**INFORMATION SHOWN**
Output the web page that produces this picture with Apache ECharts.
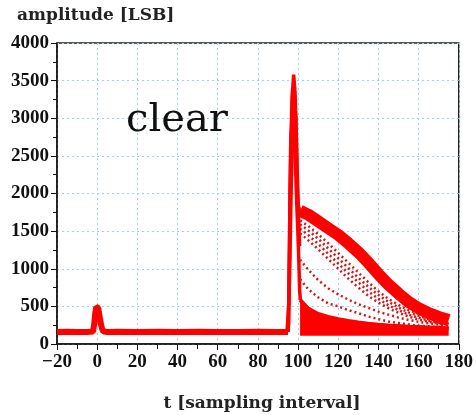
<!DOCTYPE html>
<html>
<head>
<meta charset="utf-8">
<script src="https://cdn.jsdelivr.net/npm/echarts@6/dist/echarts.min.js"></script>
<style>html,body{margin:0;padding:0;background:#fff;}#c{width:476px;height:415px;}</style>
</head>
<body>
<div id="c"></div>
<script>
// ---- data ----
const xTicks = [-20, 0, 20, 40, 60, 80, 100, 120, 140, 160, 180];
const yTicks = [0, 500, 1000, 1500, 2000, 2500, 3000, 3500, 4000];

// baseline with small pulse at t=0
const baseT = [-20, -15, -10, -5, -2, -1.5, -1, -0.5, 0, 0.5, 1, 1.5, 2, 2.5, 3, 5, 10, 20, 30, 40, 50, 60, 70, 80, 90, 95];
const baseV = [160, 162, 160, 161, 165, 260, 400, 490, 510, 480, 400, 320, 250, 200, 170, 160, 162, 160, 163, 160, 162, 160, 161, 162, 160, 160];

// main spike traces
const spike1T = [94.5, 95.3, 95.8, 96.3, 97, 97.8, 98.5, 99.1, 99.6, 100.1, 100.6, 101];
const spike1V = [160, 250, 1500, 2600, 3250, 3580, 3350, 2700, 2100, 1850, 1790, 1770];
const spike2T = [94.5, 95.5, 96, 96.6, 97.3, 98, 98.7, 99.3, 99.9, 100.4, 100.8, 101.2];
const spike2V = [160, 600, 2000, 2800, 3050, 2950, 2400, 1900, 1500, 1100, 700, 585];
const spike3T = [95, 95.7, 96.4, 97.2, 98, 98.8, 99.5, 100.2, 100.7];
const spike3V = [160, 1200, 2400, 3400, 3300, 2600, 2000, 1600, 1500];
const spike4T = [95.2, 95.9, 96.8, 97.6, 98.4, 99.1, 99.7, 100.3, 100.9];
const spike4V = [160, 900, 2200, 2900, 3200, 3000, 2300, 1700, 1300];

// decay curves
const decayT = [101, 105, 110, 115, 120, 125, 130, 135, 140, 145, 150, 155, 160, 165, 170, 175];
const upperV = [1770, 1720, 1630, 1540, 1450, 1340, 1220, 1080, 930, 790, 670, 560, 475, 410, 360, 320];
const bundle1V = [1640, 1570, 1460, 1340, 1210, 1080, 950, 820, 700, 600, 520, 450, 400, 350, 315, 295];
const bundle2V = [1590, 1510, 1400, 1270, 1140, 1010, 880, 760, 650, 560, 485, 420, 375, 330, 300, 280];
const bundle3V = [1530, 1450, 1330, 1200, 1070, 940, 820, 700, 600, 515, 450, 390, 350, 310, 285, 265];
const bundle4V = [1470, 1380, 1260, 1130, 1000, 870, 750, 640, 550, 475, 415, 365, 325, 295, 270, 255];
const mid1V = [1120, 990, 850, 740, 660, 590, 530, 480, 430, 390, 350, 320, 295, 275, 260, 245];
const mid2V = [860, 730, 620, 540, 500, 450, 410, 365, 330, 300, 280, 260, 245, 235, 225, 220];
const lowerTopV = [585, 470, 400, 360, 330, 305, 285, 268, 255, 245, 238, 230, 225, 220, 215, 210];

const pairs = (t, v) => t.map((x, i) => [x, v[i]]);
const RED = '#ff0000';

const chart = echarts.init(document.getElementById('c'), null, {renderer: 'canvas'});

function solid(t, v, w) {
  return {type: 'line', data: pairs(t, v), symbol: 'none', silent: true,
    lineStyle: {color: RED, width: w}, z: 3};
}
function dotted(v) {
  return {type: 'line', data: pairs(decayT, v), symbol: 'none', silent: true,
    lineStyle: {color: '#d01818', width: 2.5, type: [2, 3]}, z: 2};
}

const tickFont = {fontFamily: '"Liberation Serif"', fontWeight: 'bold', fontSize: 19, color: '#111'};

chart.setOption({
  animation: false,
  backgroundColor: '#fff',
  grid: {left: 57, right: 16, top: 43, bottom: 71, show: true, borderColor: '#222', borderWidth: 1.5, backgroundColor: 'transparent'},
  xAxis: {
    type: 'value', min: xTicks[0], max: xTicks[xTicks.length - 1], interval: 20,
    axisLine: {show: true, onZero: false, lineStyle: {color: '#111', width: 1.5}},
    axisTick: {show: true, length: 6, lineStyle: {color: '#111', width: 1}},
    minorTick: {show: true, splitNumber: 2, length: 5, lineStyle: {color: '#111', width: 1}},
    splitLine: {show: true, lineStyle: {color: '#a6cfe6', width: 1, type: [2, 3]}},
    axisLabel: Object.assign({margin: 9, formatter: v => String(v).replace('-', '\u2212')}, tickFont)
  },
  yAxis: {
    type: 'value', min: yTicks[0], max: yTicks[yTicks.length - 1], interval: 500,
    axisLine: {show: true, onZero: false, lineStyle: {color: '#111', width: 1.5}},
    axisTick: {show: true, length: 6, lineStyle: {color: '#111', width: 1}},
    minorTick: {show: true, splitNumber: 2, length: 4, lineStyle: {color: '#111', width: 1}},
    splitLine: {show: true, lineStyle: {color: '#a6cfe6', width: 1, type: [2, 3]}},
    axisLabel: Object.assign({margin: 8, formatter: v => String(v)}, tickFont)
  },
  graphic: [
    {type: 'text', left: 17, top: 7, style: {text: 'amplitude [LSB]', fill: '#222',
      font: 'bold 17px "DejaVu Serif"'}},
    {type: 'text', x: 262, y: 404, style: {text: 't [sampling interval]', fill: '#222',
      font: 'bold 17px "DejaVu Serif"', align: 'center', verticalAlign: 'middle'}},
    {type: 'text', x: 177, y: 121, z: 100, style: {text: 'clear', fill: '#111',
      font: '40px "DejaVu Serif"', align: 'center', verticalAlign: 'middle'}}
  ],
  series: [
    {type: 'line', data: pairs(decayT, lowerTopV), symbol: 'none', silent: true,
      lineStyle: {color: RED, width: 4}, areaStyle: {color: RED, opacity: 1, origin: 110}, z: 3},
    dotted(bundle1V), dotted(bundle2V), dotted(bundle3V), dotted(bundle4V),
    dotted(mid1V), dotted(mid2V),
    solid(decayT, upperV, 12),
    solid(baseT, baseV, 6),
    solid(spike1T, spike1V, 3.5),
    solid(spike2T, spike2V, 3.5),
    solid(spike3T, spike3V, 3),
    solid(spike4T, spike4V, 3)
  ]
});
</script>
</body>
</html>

...

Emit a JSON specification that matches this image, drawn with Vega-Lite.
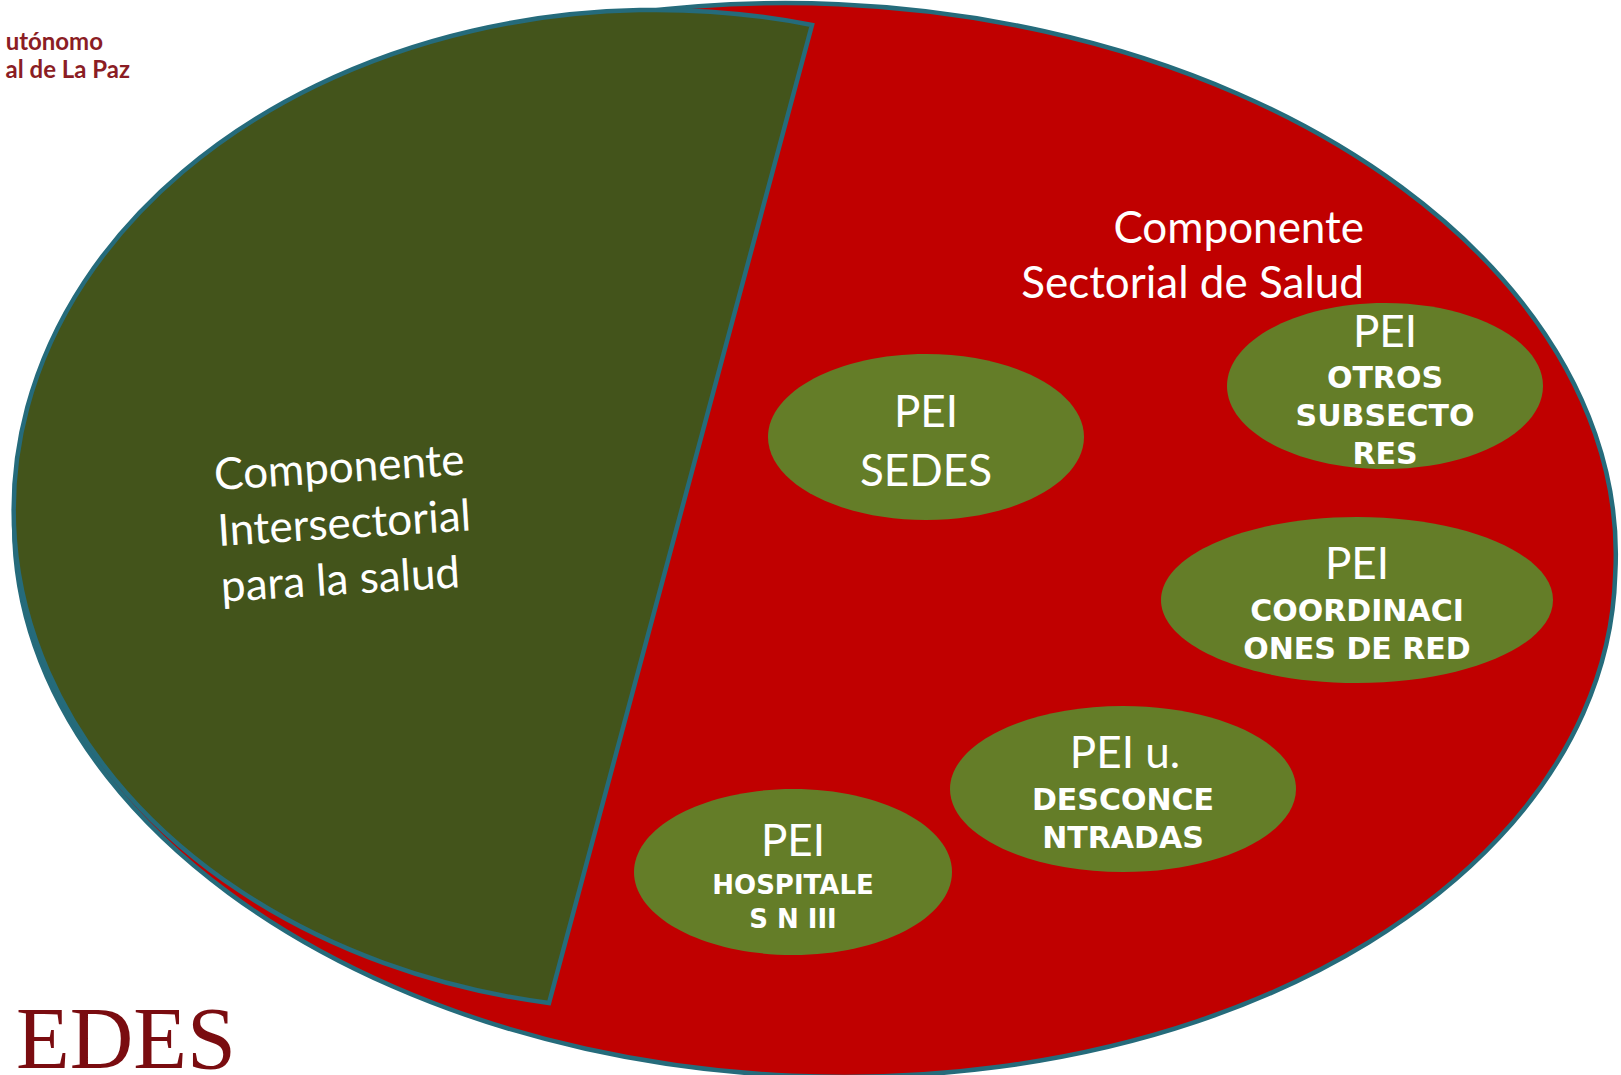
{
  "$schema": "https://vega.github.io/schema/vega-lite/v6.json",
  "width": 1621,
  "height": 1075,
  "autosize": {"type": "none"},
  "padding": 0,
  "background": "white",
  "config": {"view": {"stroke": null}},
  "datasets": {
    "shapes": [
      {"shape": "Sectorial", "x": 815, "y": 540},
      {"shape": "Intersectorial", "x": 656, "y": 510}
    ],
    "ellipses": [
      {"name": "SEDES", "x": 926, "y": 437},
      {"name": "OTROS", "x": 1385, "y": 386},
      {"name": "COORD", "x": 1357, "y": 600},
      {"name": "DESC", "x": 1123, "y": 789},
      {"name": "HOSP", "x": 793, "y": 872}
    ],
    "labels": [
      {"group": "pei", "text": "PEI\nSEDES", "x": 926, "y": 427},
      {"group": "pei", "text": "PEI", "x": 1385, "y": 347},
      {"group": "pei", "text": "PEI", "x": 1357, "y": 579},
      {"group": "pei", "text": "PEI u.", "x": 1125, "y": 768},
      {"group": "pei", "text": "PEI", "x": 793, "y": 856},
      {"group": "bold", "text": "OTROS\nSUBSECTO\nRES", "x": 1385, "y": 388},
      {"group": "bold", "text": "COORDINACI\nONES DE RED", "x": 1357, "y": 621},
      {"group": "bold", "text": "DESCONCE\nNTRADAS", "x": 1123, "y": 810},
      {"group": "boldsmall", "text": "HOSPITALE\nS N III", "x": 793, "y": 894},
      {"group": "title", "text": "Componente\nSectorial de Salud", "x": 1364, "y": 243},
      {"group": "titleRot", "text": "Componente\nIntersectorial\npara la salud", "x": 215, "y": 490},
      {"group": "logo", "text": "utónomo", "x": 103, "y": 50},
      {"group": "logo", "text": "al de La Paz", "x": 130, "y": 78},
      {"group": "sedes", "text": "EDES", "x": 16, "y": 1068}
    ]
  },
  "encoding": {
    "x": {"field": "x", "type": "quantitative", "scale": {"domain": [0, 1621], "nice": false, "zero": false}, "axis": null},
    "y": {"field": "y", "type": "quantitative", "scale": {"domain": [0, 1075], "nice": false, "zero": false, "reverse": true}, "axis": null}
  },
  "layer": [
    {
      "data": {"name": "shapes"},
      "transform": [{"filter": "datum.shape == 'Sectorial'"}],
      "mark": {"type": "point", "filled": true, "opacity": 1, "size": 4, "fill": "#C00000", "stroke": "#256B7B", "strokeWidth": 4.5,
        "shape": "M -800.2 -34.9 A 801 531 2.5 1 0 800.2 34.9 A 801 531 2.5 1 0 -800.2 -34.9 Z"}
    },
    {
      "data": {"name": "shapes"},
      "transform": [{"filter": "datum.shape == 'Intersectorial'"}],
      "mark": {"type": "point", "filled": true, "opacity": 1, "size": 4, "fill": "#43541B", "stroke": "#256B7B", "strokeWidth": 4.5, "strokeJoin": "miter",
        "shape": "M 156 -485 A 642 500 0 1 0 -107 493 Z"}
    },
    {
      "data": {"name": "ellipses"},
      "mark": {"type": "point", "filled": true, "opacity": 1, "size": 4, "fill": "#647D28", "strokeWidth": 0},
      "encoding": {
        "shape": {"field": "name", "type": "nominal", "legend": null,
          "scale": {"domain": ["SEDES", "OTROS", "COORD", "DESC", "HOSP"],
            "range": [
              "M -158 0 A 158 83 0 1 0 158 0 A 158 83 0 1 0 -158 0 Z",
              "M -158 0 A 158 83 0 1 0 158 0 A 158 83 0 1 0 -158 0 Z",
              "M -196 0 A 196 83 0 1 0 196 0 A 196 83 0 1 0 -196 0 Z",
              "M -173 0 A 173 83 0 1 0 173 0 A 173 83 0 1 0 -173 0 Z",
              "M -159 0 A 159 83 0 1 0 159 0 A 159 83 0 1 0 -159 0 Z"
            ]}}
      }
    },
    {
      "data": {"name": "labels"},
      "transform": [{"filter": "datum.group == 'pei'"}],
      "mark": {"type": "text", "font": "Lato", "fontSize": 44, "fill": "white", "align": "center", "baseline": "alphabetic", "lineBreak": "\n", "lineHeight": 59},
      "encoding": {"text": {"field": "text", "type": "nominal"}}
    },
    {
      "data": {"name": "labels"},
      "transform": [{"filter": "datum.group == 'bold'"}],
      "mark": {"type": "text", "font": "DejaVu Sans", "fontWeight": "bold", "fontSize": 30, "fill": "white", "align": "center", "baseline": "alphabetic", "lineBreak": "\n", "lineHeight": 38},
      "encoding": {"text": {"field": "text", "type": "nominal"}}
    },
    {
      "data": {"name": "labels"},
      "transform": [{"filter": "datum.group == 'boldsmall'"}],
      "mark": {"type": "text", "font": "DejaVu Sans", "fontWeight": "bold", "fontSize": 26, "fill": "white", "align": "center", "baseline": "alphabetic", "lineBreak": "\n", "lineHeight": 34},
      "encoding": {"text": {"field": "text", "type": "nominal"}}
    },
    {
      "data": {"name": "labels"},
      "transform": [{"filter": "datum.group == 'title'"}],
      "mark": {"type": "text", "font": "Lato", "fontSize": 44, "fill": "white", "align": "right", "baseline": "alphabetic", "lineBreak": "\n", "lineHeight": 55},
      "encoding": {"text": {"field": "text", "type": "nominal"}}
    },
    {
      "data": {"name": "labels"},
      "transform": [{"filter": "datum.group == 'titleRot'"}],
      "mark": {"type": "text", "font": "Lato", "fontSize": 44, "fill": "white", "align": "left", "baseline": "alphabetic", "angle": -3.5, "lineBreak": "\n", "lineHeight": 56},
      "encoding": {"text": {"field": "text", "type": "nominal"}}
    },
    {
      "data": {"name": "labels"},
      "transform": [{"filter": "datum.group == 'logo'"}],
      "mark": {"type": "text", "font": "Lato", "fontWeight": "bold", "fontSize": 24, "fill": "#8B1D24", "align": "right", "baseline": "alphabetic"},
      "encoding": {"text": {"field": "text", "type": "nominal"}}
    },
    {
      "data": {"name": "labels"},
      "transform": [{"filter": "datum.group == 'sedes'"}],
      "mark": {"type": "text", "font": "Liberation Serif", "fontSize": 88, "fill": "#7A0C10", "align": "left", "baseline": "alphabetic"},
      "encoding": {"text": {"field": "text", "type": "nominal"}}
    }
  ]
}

**WORK TO BE COMPLETED**
What lines above run from the one with "Output the web" to the one with "2300, 1700, 1300];"? Give them again exactly, ends included, and leave the pictures out.

**WRITTEN SOLUTION**
Output the web page that produces this picture with Apache ECharts.
<!DOCTYPE html>
<html>
<head>
<meta charset="utf-8">
<script src="https://cdn.jsdelivr.net/npm/echarts@6/dist/echarts.min.js"></script>
<style>html,body{margin:0;padding:0;background:#fff;}#c{width:476px;height:415px;}</style>
</head>
<body>
<div id="c"></div>
<script>
// ---- data ----
const xTicks = [-20, 0, 20, 40, 60, 80, 100, 120, 140, 160, 180];
const yTicks = [0, 500, 1000, 1500, 2000, 2500, 3000, 3500, 4000];

// baseline with small pulse at t=0
const baseT = [-20, -15, -10, -5, -2, -1.5, -1, -0.5, 0, 0.5, 1, 1.5, 2, 2.5, 3, 5, 10, 20, 30, 40, 50, 60, 70, 80, 90, 95];
const baseV = [160, 162, 160, 161, 165, 260, 400, 490, 510, 480, 400, 320, 250, 200, 170, 160, 162, 160, 163, 160, 162, 160, 161, 162, 160, 160];

// main spike traces
const spike1T = [94.5, 95.3, 95.8, 96.3, 97, 97.8, 98.5, 99.1, 99.6, 100.1, 100.6, 101];
const spike1V = [160, 250, 1500, 2600, 3250, 3580, 3350, 2700, 2100, 1850, 1790, 1770];
const spike2T = [94.5, 95.5, 96, 96.6, 97.3, 98, 98.7, 99.3, 99.9, 100.4, 100.8, 101.2];
const spike2V = [160, 600, 2000, 2800, 3050, 2950, 2400, 1900, 1500, 1100, 700, 585];
const spike3T = [95, 95.7, 96.4, 97.2, 98, 98.8, 99.5, 100.2, 100.7];
const spike3V = [160, 1200, 2400, 3400, 3300, 2600, 2000, 1600, 1500];
const spike4T = [95.2, 95.9, 96.8, 97.6, 98.4, 99.1, 99.7, 100.3, 100.9];
const spike4V = [160, 900, 2200, 2900, 3200, 3000, 2300, 1700, 1300];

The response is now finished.